── Collected material ──

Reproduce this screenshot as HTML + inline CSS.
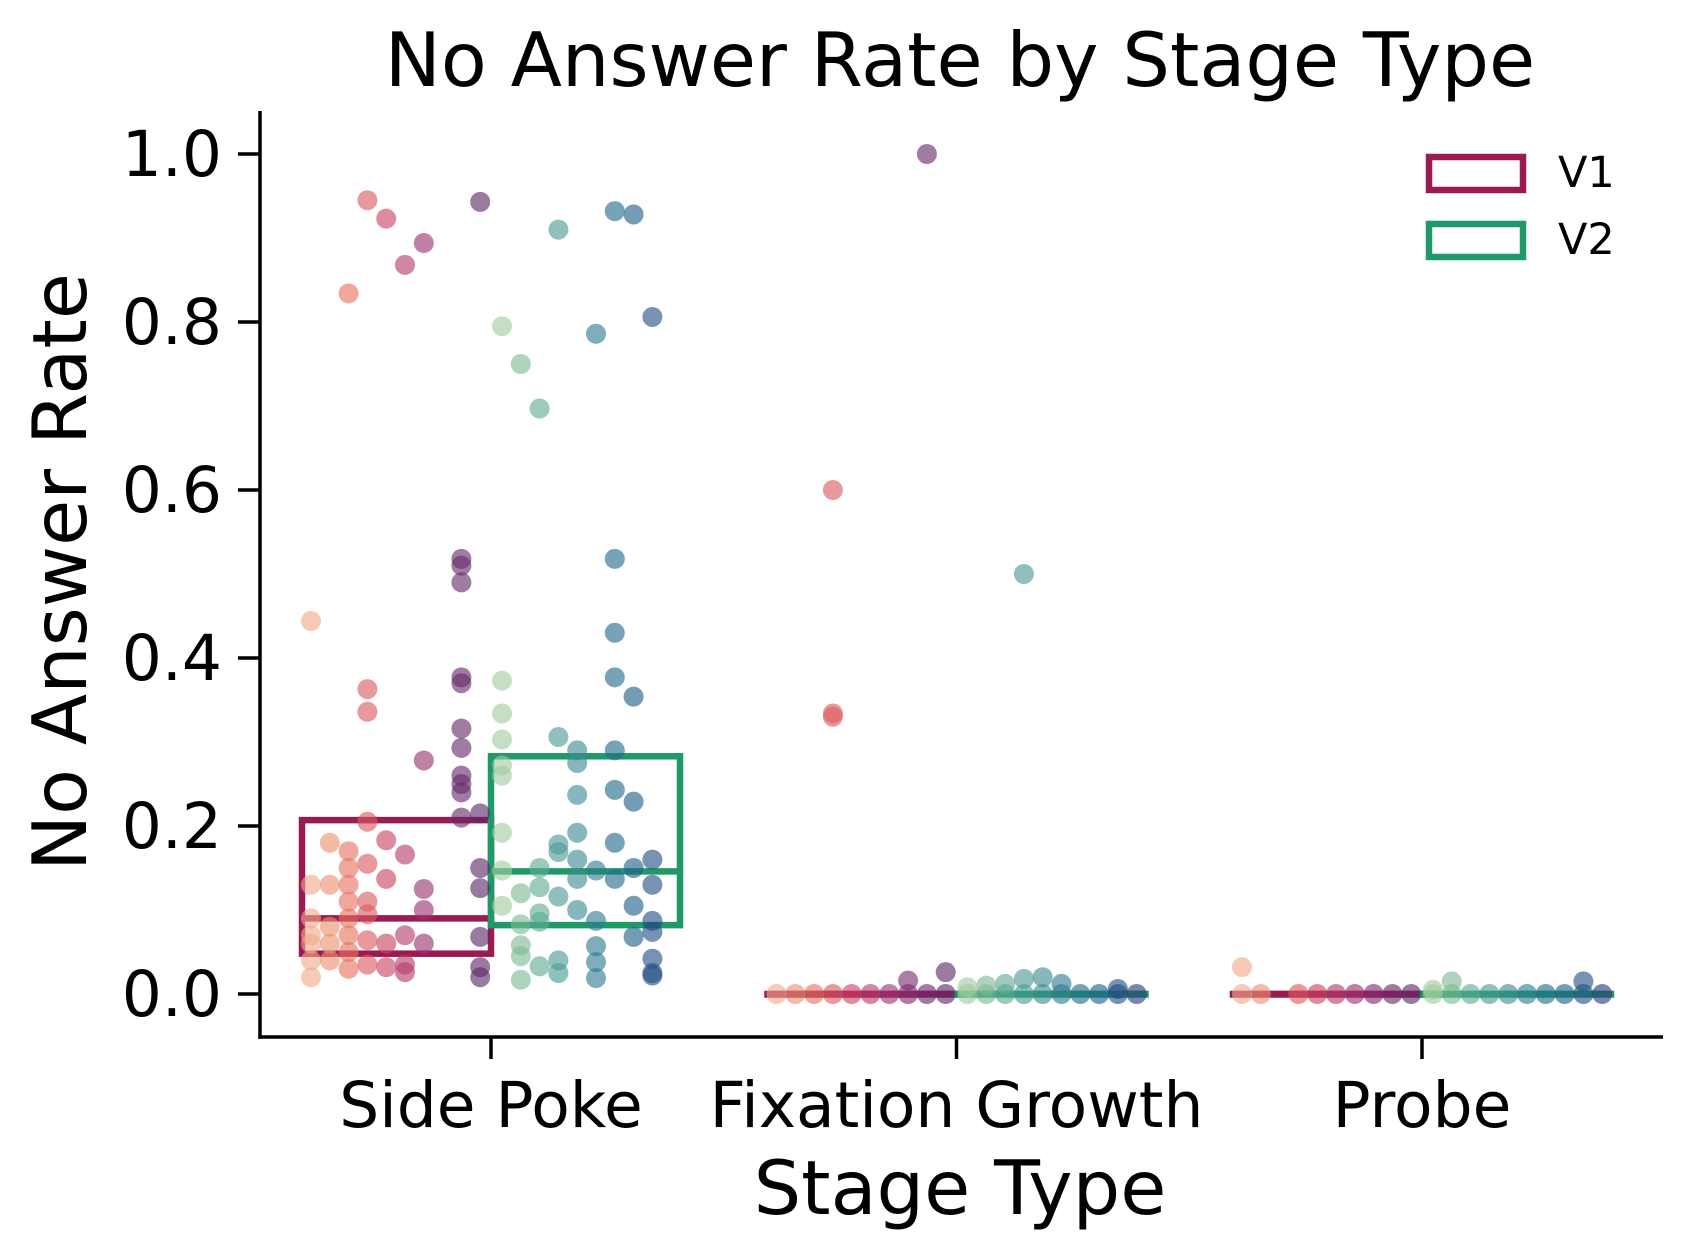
<!DOCTYPE html>
<html><head><meta charset="utf-8">
<style>
html,body{margin:0;padding:0;background:#fff;}
svg{display:block;font-family:"DejaVu Sans","Liberation Sans",sans-serif;}
</style></head>
<body>
<svg id="chart" width="1683" height="1255" viewBox="0 0 1683 1255" xmlns="http://www.w3.org/2000/svg">
<text x="960" y="86" font-size="75" text-anchor="middle">No Answer Rate by Stage Type</text>
<text transform="translate(86,572) rotate(-90)" font-size="75" text-anchor="middle">No Answer Rate</text>
<text x="960" y="1214" font-size="75" text-anchor="middle">Stage Type</text>
<g id="axes"></g>
<g id="boxes"></g>
<g id="points"></g>
<g>
<rect x="1429" y="157" width="94" height="33" fill="none" stroke="#991b52" stroke-width="6.5"/>
<text x="1558" y="187" font-size="43">V1</text>
<rect x="1429" y="224" width="94" height="33" fill="none" stroke="#1f9968" stroke-width="6.5"/>
<text x="1558" y="254" font-size="43">V2</text>
</g>
</svg>
<script>
const categories = ["Side Poke", "Fixation Growth", "Probe"];
const yTicks = [0, 0.2, 0.4, 0.6, 0.8, 1.0];
const yTickLabels = ["0.0", "0.2", "0.4", "0.6", "0.8", "1.0"];
// box stats [q1, median, q3] per category
const v1Boxes = [[0.048, 0.090, 0.207], [0, 0, 0], [0, 0, 0]];
const v2Boxes = [[0.082, 0.146, 0.283], [0, 0, 0], [0, 0, 0]];
// points: [subjectIndex, value]
const v1SidePoke = [[0,0.444],[0,0.13],[0,0.09],[0,0.07],[0,0.06],[0,0.04],[0,0.02],
[1,0.18],[1,0.13],[1,0.08],[1,0.06],[1,0.04],
[2,0.834],[2,0.17],[2,0.15],[2,0.13],[2,0.11],[2,0.09],[2,0.07],[2,0.05],[2,0.03],
[3,0.945],[3,0.363],[3,0.336],[3,0.205],[3,0.155],[3,0.11],[3,0.095],[3,0.064],[3,0.035],
[4,0.923],[4,0.183],[4,0.137],[4,0.06],[4,0.032],
[5,0.868],[5,0.166],[5,0.07],[5,0.035],[5,0.026],
[6,0.894],[6,0.278],[6,0.125],[6,0.10],[6,0.06],
[8,0.518],[8,0.51],[8,0.49],[8,0.377],[8,0.37],[8,0.316],[8,0.293],[8,0.26],[8,0.25],[8,0.24],[8,0.21],
[9,0.943],[9,0.215],[9,0.15],[9,0.126],[9,0.068],[9,0.032],[9,0.02]];
const v2SidePoke = [[0,0.795],[0,0.373],[0,0.334],[0,0.303],[0,0.272],[0,0.26],[0,0.192],[0,0.147],[0,0.105],
[1,0.75],[1,0.12],[1,0.083],[1,0.058],[1,0.045],[1,0.017],
[2,0.697],[2,0.15],[2,0.127],[2,0.096],[2,0.086],[2,0.033],
[3,0.91],[3,0.306],[3,0.178],[3,0.169],[3,0.116],[3,0.04],[3,0.025],
[4,0.29],[4,0.275],[4,0.237],[4,0.192],[4,0.16],[4,0.137],[4,0.10],
[5,0.786],[5,0.147],[5,0.087],[5,0.057],[5,0.038],[5,0.019],
[6,0.932],[6,0.518],[6,0.43],[6,0.377],[6,0.29],[6,0.243],[6,0.18],[6,0.137],
[7,0.928],[7,0.354],[7,0.229],[7,0.15],[7,0.105],[7,0.068],
[8,0.806],[8,0.16],[8,0.13],[8,0.087],[8,0.074],[8,0.042],[8,0.025],[8,0.022]];
const v1Fixation = [[0,0],[1,0],[2,0],[3,0.6],[3,0.334],[3,0.33],[3,0],[4,0],[5,0],[6,0],[7,0],[7,0.016],[8,1.0],[8,0],[9,0.026],[9,0]];
const v2Fixation = [[0,0],[0,0.008],[1,0],[1,0.01],[2,0],[2,0.012],[3,0.5],[3,0],[3,0.018],[4,0],[4,0.02],[5,0],[5,0.012],[6,0],[7,0],[8,0],[8,0.006],[9,0]];
const v1Probe = [[0,0.032],[0,0],[1,0],[3,0],[4,0],[5,0],[6,0],[7,0],[8,0],[9,0]];
const v2Probe = [[0,0],[0,0.005],[1,0],[1,0.015],[2,0],[3,0],[4,0],[5,0],[6,0],[7,0],[8,0],[8,0.015],[9,0]];

const NS = "http://www.w3.org/2000/svg";
const X0 = 260, XR = 1663, YB = 1037, YT = 111;
const catX = i => 491 + i * 465.5;
const yS = v => 994 - v * 840;
const v1Colors = ["#f0a98a","#ec8f70","#e6725f","#dc5a5e","#cb4464","#b43b6c","#9a3371","#7e2c71","#652a6b","#5a2866"];
const v2Colors = ["#9fcc9e","#7dba96","#5fa995","#4c9994","#3b8a93","#2f7b91","#246b8e","#21608b","#234f83","#283e79"];
function el(tag, attrs, parent){const e=document.createElementNS(NS,tag);for(const k in attrs)e.setAttribute(k,attrs[k]);parent.appendChild(e);return e;}
const axes=document.getElementById('axes');
let a=el('line',{x1:X0,y1:YT,x2:X0,y2:YB+1.75,stroke:'#000','stroke-width':3.5},axes);


a=el('line',{x1:X0-1.75,y1:YB,x2:XR,y2:YB,stroke:'#000','stroke-width':3.5},axes);


yTicks.forEach((t,i)=>{
 const y=yS(t);
 const l=el('line',{x1:X0-22,y1:y,x2:X0,y2:y,stroke:'#000','stroke-width':3.5},axes);
 
 
 const tx=el('text',{x:X0-38,y:y+22,'font-size':63,'text-anchor':'end'},axes);
 tx.textContent=yTickLabels[i];
 
 
});
categories.forEach((c,i)=>{
 const x=catX(i);
 const l=el('line',{x1:x,y1:YB,x2:x,y2:YB+22,stroke:'#000','stroke-width':3.5},axes);
 
 
 const tx=el('text',{x:x,y:1127,'font-size':63,'text-anchor':'middle'},axes);
 tx.textContent=c;
 
 
});
const boxes=document.getElementById('boxes');
function drawBox(stats,i,side,color,name){
 const cx=catX(i), w=189;
 const x1 = side<0 ? cx-w : cx, x2 = side<0 ? cx : cx+w;
 const r=el('rect',{x:x1,y:yS(stats[2]),width:x2-x1,height:Math.max(0.5,yS(stats[0])-yS(stats[2])),fill:'none',stroke:color,'stroke-width':6.5},boxes);
 
 
 const m=el('line',{x1:x1,y1:yS(stats[1]),x2:x2,y2:yS(stats[1]),stroke:color,'stroke-width':6.5},boxes);
 
 
}
v1Boxes.forEach((b,i)=>drawBox(b,i,-1,'#991b52','v1-'+i));
v2Boxes.forEach((b,i)=>drawBox(b,i,1,'#1f9968','v2-'+i));
const pts=document.getElementById('points');
function drawPts(arr,cat,side,colors,name){
 arr.forEach(p=>{
  const s=p[0];
  const x = side<0 ? catX(cat)-180+s*18.8 : catX(cat)+11+s*18.8;
  const c=el('circle',{cx:x,cy:yS(p[1]),r:10,fill:colors[s],'fill-opacity':0.62},pts);
  
  
 });
}
drawPts(v1SidePoke,0,-1,v1Colors,'v1-side-poke');
drawPts(v2SidePoke,0,1,v2Colors,'v2-side-poke');
drawPts(v1Fixation,1,-1,v1Colors,'v1-fixation');
drawPts(v2Fixation,1,1,v2Colors,'v2-fixation');
drawPts(v1Probe,2,-1,v1Colors,'v1-probe');
drawPts(v2Probe,2,1,v2Colors,'v2-probe');
</script>
</body></html>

───

▶ Goal:
Return each line exactly as written. Any picture gets left out.

▶ Result of this task:
Reproduce this screenshot as HTML + inline CSS.
<!DOCTYPE html>
<html><head><meta charset="utf-8">
<style>
html,body{margin:0;padding:0;background:#fff;}
svg{display:block;font-family:"DejaVu Sans","Liberation Sans",sans-serif;}
</style></head>
<body>
<svg id="chart" width="1683" height="1255" viewBox="0 0 1683 1255" xmlns="http://www.w3.org/2000/svg">
<text x="960" y="86" font-size="75" text-anchor="middle">No Answer Rate by Stage Type</text>
<text transform="translate(86,572) rotate(-90)" font-size="75" text-anchor="middle">No Answer Rate</text>
<text x="960" y="1214" font-size="75" text-anchor="middle">Stage Type</text>
<g id="axes"></g>
<g id="boxes"></g>
<g id="points"></g>
<g>
<rect x="1429" y="157" width="94" height="33" fill="none" stroke="#991b52" stroke-width="6.5"/>
<text x="1558" y="187" font-size="43">V1</text>
<rect x="1429" y="224" width="94" height="33" fill="none" stroke="#1f9968" stroke-width="6.5"/>
<text x="1558" y="254" font-size="43">V2</text>
</g>
</svg>
<script>
const categories = ["Side Poke", "Fixation Growth", "Probe"];
const yTicks = [0, 0.2, 0.4, 0.6, 0.8, 1.0];
const yTickLabels = ["0.0", "0.2", "0.4", "0.6", "0.8", "1.0"];
// box stats [q1, median, q3] per category
const v1Boxes = [[0.048, 0.090, 0.207], [0, 0, 0], [0, 0, 0]];
const v2Boxes = [[0.082, 0.146, 0.283], [0, 0, 0], [0, 0, 0]];
// points: [subjectIndex, value]
const v1SidePoke = [[0,0.444],[0,0.13],[0,0.09],[0,0.07],[0,0.06],[0,0.04],[0,0.02],
[1,0.18],[1,0.13],[1,0.08],[1,0.06],[1,0.04],
[2,0.834],[2,0.17],[2,0.15],[2,0.13],[2,0.11],[2,0.09],[2,0.07],[2,0.05],[2,0.03],
[3,0.945],[3,0.363],[3,0.336],[3,0.205],[3,0.155],[3,0.11],[3,0.095],[3,0.064],[3,0.035],
[4,0.923],[4,0.183],[4,0.137],[4,0.06],[4,0.032],
[5,0.868],[5,0.166],[5,0.07],[5,0.035],[5,0.026],
[6,0.894],[6,0.278],[6,0.125],[6,0.10],[6,0.06],
[8,0.518],[8,0.51],[8,0.49],[8,0.377],[8,0.37],[8,0.316],[8,0.293],[8,0.26],[8,0.25],[8,0.24],[8,0.21],
[9,0.943],[9,0.215],[9,0.15],[9,0.126],[9,0.068],[9,0.032],[9,0.02]];
const v2SidePoke = [[0,0.795],[0,0.373],[0,0.334],[0,0.303],[0,0.272],[0,0.26],[0,0.192],[0,0.147],[0,0.105],
[1,0.75],[1,0.12],[1,0.083],[1,0.058],[1,0.045],[1,0.017],
[2,0.697],[2,0.15],[2,0.127],[2,0.096],[2,0.086],[2,0.033],
[3,0.91],[3,0.306],[3,0.178],[3,0.169],[3,0.116],[3,0.04],[3,0.025],
[4,0.29],[4,0.275],[4,0.237],[4,0.192],[4,0.16],[4,0.137],[4,0.10],
[5,0.786],[5,0.147],[5,0.087],[5,0.057],[5,0.038],[5,0.019],
[6,0.932],[6,0.518],[6,0.43],[6,0.377],[6,0.29],[6,0.243],[6,0.18],[6,0.137],
[7,0.928],[7,0.354],[7,0.229],[7,0.15],[7,0.105],[7,0.068],
[8,0.806],[8,0.16],[8,0.13],[8,0.087],[8,0.074],[8,0.042],[8,0.025],[8,0.022]];
const v1Fixation = [[0,0],[1,0],[2,0],[3,0.6],[3,0.334],[3,0.33],[3,0],[4,0],[5,0],[6,0],[7,0],[7,0.016],[8,1.0],[8,0],[9,0.026],[9,0]];
const v2Fixation = [[0,0],[0,0.008],[1,0],[1,0.01],[2,0],[2,0.012],[3,0.5],[3,0],[3,0.018],[4,0],[4,0.02],[5,0],[5,0.012],[6,0],[7,0],[8,0],[8,0.006],[9,0]];
const v1Probe = [[0,0.032],[0,0],[1,0],[3,0],[4,0],[5,0],[6,0],[7,0],[8,0],[9,0]];
const v2Probe = [[0,0],[0,0.005],[1,0],[1,0.015],[2,0],[3,0],[4,0],[5,0],[6,0],[7,0],[8,0],[8,0.015],[9,0]];

const NS = "http://www.w3.org/2000/svg";
const X0 = 260, XR = 1663, YB = 1037, YT = 111;
const catX = i => 491 + i * 465.5;
const yS = v => 994 - v * 840;
const v1Colors = ["#f0a98a","#ec8f70","#e6725f","#dc5a5e","#cb4464","#b43b6c","#9a3371","#7e2c71","#652a6b","#5a2866"];
const v2Colors = ["#9fcc9e","#7dba96","#5fa995","#4c9994","#3b8a93","#2f7b91","#246b8e","#21608b","#234f83","#283e79"];
function el(tag, attrs, parent){const e=document.createElementNS(NS,tag);for(const k in attrs)e.setAttribute(k,attrs[k]);parent.appendChild(e);return e;}
const axes=document.getElementById('axes');
let a=el('line',{x1:X0,y1:YT,x2:X0,y2:YB+1.75,stroke:'#000','stroke-width':3.5},axes);


a=el('line',{x1:X0-1.75,y1:YB,x2:XR,y2:YB,stroke:'#000','stroke-width':3.5},axes);


yTicks.forEach((t,i)=>{
 const y=yS(t);
 const l=el('line',{x1:X0-22,y1:y,x2:X0,y2:y,stroke:'#000','stroke-width':3.5},axes);
 
 
 const tx=el('text',{x:X0-38,y:y+22,'font-size':63,'text-anchor':'end'},axes);
 tx.textContent=yTickLabels[i];
 
 
});
categories.forEach((c,i)=>{
 const x=catX(i);
 const l=el('line',{x1:x,y1:YB,x2:x,y2:YB+22,stroke:'#000','stroke-width':3.5},axes);
 
 
 const tx=el('text',{x:x,y:1127,'font-size':63,'text-anchor':'middle'},axes);
 tx.textContent=c;
 
 
});
const boxes=document.getElementById('boxes');
function drawBox(stats,i,side,color,name){
 const cx=catX(i), w=189;
 const x1 = side<0 ? cx-w : cx, x2 = side<0 ? cx : cx+w;
 const r=el('rect',{x:x1,y:yS(stats[2]),width:x2-x1,height:Math.max(0.5,yS(stats[0])-yS(stats[2])),fill:'none',stroke:color,'stroke-width':6.5},boxes);
 
 
 const m=el('line',{x1:x1,y1:yS(stats[1]),x2:x2,y2:yS(stats[1]),stroke:color,'stroke-width':6.5},boxes);
 
 
}
v1Boxes.forEach((b,i)=>drawBox(b,i,-1,'#991b52','v1-'+i));
v2Boxes.forEach((b,i)=>drawBox(b,i,1,'#1f9968','v2-'+i));
const pts=document.getElementById('points');
function drawPts(arr,cat,side,colors,name){
 arr.forEach(p=>{
  const s=p[0];
  const x = side<0 ? catX(cat)-180+s*18.8 : catX(cat)+11+s*18.8;
  const c=el('circle',{cx:x,cy:yS(p[1]),r:10,fill:colors[s],'fill-opacity':0.62},pts);
  
  
 });
}
drawPts(v1SidePoke,0,-1,v1Colors,'v1-side-poke');
drawPts(v2SidePoke,0,1,v2Colors,'v2-side-poke');
drawPts(v1Fixation,1,-1,v1Colors,'v1-fixation');
drawPts(v2Fixation,1,1,v2Colors,'v2-fixation');
drawPts(v1Probe,2,-1,v1Colors,'v1-probe');
drawPts(v2Probe,2,1,v2Colors,'v2-probe');
</script>
</body></html>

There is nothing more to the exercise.